C'e' un legame che accomuma l'allarme sui cambiamenti climatici (che speriamo non sia il "grido di dolore" che si spegne nell'arco di una

giornata), la presenza nel mondo dei numerosi prodotti dell'agroalimentare "made in Italy", e la protesta dei tanti

giovani, la generazione del futuro prossimo che si sente minacciata sin nella loro esistenza. L'agroalimentare dei prodotti cosiddetti a

"chilometro zero" si sta rivelando una scelta benefica per la tutela del clima. La legittima denuncia delle giovani generazioni induce, per

quanto riguarda il nostro Paese, a continuare camminare spediti nel garantire alle componenti del cibo qualita' per il benessere e la

salute, ma anche rispetto della natura e tutela del territorio.
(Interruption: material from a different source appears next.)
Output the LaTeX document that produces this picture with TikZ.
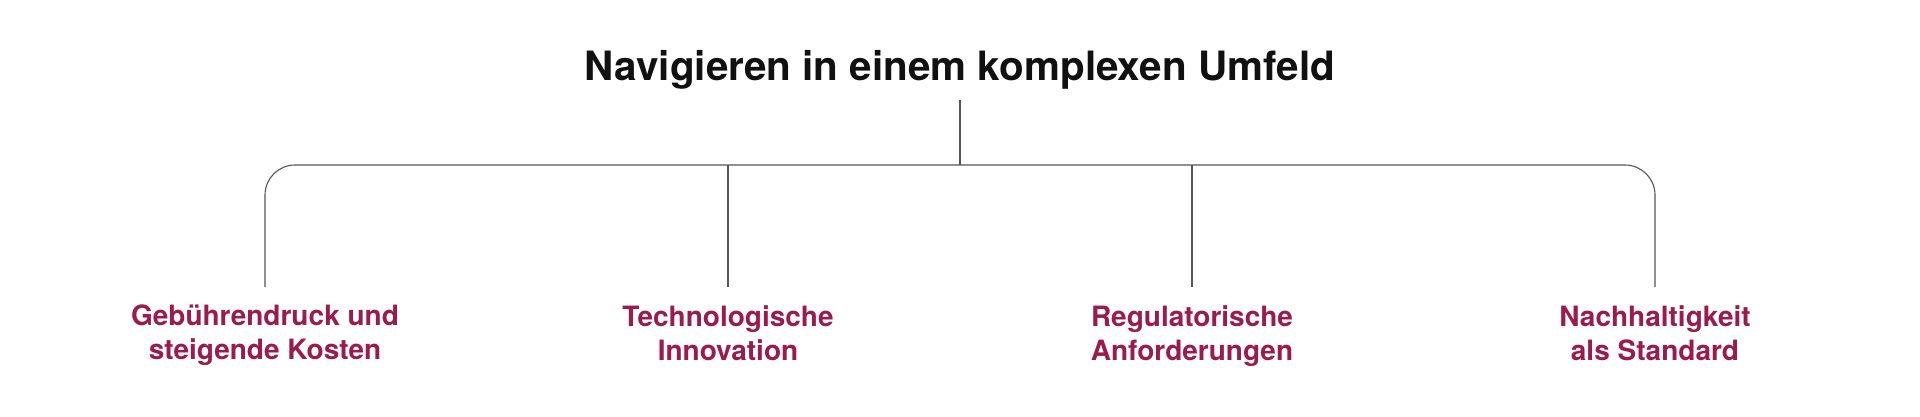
\documentclass[tikz,border=0pt]{standalone}
\usepackage{fontspec}
\setmainfont{TeX Gyre Heros}
\definecolor{maroon}{RGB}{155,27,77}
\definecolor{ink}{RGB}{17,17,17}
\definecolor{stroke}{RGB}{85,85,85}
\tikzset{
  titletext/.style={anchor=base,inner sep=0pt,text=ink,font=\fontsize{40.4}{48}\selectfont\bfseries},
  leaftext/.style={anchor=north,inner sep=0pt,align=center,text=maroon,font=\fontsize{28}{34}\selectfont\bfseries},
  branch/.style={draw=stroke,line width=1.1pt}
}
\begin{document}
\begin{tikzpicture}[x=1pt,y=1pt,yscale=-1,xscale=1]
\useasboundingbox (0,0) rectangle (1920,416);

% Text Node
\node (title) [titletext] at (960,80) {Navigieren in einem komplexen Umfeld};

%Straight Lines
\coordinate (stem) at (960,100);
\coordinate (hub) at (960,165);
\coordinate (b1) at (265,287);
\coordinate (b2) at (728,287);
\coordinate (b3) at (1192,287);
\coordinate (b4) at (1655,287);
\draw [branch] (stem) -- (hub);
%Rounded bracket
\draw [branch, rounded corners=30pt] (b1) |- (hub) -| (b4);
\draw [branch] (b2 |- hub) -- (b2);
\draw [branch] (b3 |- hub) -- (b3);

% Text Node
\node (kosten) [leaftext] at (265,305) {Gebührendruck und\\steigende Kosten};
% Text Node
\node (innovation) [leaftext] at (728,305) {Technologische\\Innovation};
% Text Node
\node (regulierung) [leaftext] at (1192,305) {Regulatorische\\Anforderungen};
% Text Node
\node (nachhaltig) [leaftext] at (1655,305) {Nachhaltigkeit\\als Standard};

\end{tikzpicture}
\end{document}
Sappiamo che c'e' ancora molto da fare. Negli ultimi venti anni è

sparita quasi una pianta da frutto su quattro, fra mele, pere, pesche, arance, albicocche e altri frutti con un gravissimo danno produttivo

ed ambientale per il ruolo che svolgono nella mitigazione del clima anche ripulendo l'aria dall'anidride carbonica e dalle sostanze

inquinanti come le polveri PM10. E' quanto emerge dal Rapporto Coldiretti su "Sos Clima per l'agricoltura italiana". Il "frutteto

italiano" ha visto un crollo netto del 23% nello spazio di un ventennio. Il taglio maggiore ha interessato pesche e nettarine con

la superficie quasi dimezzata (-38 %), seguiti da uva da tavola (-35%), pere (-34 %), limoni (-27%), arance (-23%), mele (-17%),

clementine e mandarini (-3%). Recenti studi hanno sottolineato il ruolo positivo della frutticoltura nella tutela dell'ambiente proprio

per la capacità di catturare Co2, ruolo che potrebbe ulteriormente crescere con l'adozione di tecniche colturali finalizzate non solo

alla produzione di frutta ma anche alla lotta all'inquinamento. Un ettaro di frutteto - spiega la Coldiretti - in produzione è in grado

di catturare 20mila kg di anidride carbonica (CO2) all'anno, bloccando anche le pericolose polveri sottili PM10 e abbassando la temperatura

dell'ambiente circostante durante le estati più calde e afose. Non a caso la differenza di temperatura estiva delle aree urbane rispetto a

quelle rurali raggiunge spesso valori superiori a 2°C nelle città più grandi, secondo uno studio Ispra.